As the debate raged on, the Bureau of National Affairs (BNA) and the Society of Human Resource Development (SHRM) conducted a broad-based survey of several thousand firms to give the hype a dose of reality with a few facts by asking how firms were developing "policy" to guide their employee's use of it.
The report, published in BNA's January 2, 1997, Bulletin to Management, concluded that "Internet access is typically confined to a small proportion of the workforce."
• 41% of the respondents allowed only a "few" of their employee's use of email
• 54% gave a "few" employees access to other applications
• Only 10% allowed ALL employees full access to email and the Internet. "Many of these organizations require(d) employees to demonstrate a legitimate business need before they [were] granted Internet access"
• Formal written policies were rare with just 5% of the surveyed organizations reporting that they had developed written policies to govern employees' Internet activities.
• Access to the Internet differed significantly depending on what Industry you were in. While 90% of educational institutions had established internet access, only 25% of the banks and 17% of Utilities had done so in 1996.
• The recognition of the Internet as a business communication tool was not yet accepted. 60% of those with email (i.e. 24% of total respondents) used it to communicate with colleagues. Nearly half of those with email (i.e. 20% of respondents) used it for promotion and advertising.
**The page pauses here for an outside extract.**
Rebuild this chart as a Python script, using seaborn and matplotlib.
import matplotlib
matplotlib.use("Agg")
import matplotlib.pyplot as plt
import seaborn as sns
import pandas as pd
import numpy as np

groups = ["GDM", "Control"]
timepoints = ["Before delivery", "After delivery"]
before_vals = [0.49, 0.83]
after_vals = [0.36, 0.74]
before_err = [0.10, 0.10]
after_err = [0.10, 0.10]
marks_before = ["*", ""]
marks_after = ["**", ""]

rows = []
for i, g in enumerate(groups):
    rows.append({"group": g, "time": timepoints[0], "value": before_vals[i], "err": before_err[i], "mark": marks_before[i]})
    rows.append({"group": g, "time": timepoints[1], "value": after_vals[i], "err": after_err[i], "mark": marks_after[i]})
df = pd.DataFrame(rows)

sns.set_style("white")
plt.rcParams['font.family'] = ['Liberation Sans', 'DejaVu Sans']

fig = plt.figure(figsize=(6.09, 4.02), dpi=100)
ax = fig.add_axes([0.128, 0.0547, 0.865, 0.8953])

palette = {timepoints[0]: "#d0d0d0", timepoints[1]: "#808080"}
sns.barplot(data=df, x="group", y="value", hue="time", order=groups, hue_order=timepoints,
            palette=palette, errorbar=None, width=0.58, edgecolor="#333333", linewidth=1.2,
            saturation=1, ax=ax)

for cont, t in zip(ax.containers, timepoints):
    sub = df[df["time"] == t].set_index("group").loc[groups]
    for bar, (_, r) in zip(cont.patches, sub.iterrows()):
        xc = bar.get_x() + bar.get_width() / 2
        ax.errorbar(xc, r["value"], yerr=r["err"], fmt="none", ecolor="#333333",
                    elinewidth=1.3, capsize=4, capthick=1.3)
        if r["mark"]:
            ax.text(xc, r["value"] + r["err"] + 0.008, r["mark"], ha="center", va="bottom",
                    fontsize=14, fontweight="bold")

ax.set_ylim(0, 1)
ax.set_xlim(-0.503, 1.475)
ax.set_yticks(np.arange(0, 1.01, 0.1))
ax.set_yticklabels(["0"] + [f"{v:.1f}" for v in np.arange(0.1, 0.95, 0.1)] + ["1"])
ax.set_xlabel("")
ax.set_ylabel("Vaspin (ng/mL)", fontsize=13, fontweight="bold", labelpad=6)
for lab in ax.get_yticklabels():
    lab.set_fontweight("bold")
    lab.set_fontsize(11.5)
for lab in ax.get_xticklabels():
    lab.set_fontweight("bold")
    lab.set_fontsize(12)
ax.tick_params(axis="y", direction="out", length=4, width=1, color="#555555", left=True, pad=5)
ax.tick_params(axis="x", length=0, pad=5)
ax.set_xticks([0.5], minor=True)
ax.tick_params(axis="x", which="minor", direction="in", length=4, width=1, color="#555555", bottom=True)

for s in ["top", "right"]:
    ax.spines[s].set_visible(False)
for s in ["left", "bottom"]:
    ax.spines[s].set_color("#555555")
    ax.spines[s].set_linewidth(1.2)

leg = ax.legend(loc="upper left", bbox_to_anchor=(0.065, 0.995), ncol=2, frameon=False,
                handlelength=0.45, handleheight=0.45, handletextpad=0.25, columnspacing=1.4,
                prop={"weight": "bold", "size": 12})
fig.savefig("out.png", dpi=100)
• Websites were not yet the critical window they are today. Only 24% of the respondents had a website. For firms with 1000 or more workers, the figure rose to 60%. The sites were mostly ads, jobs and profiles of the organization.)
Thirteen years later, Social Media, rather than the Internet as a whole, are now at the center of the debate. But, the questions and answers are more than vaguely familiar.
(In fact, Mark dug out the report quoted above because the data we were analyzing last week seemed so much like what we had seen before.)
We conducted a quick, informal survey of large, highly-competitive firms (5000 or more employees) in the last two weeks at the request of a Colloquium member to specifically benchmark sm policy development and we were not surprised to see that nearly 100% of the firms invited to respond did so -- in just 72 hours.
We are reviewed the results with those contributing to them today and will likely publish some of our findings in future whitepapers.
However, there are a couple interesting notes (or side-notes) worth mentioning:
• 44% of current respondents do NOT have any policy governing Social Media usage
• 58.5% of those with policies first wrote or revised them in the last 6 months
• Policies were most likely written by Legal (35%), violations handled by HR (43.9%) or legal (39.4%), audits are mostly performed by Legal (41.9%); employees are informed about SM by Communications (39.7) rather than HR (8.1%).
• Less than half the firms surveyed (47.8%) have even attempted to put together Corporate, multi- discipline task forces to oversee Social Media policies but even those who have them aren't sure who is leading
• 6% have developed a "Community Manager" role to engage the firm in developing a deeper business understanding for how SM could contribute In the end we'll work it out.
As SM is shown to contribute to business solutions, and we are sure it will, the defensiveness will tail off and the challenges around who is its champion will resolve themselves. For the moment though, the half full crowd is still trying to convince the half-empty crowd.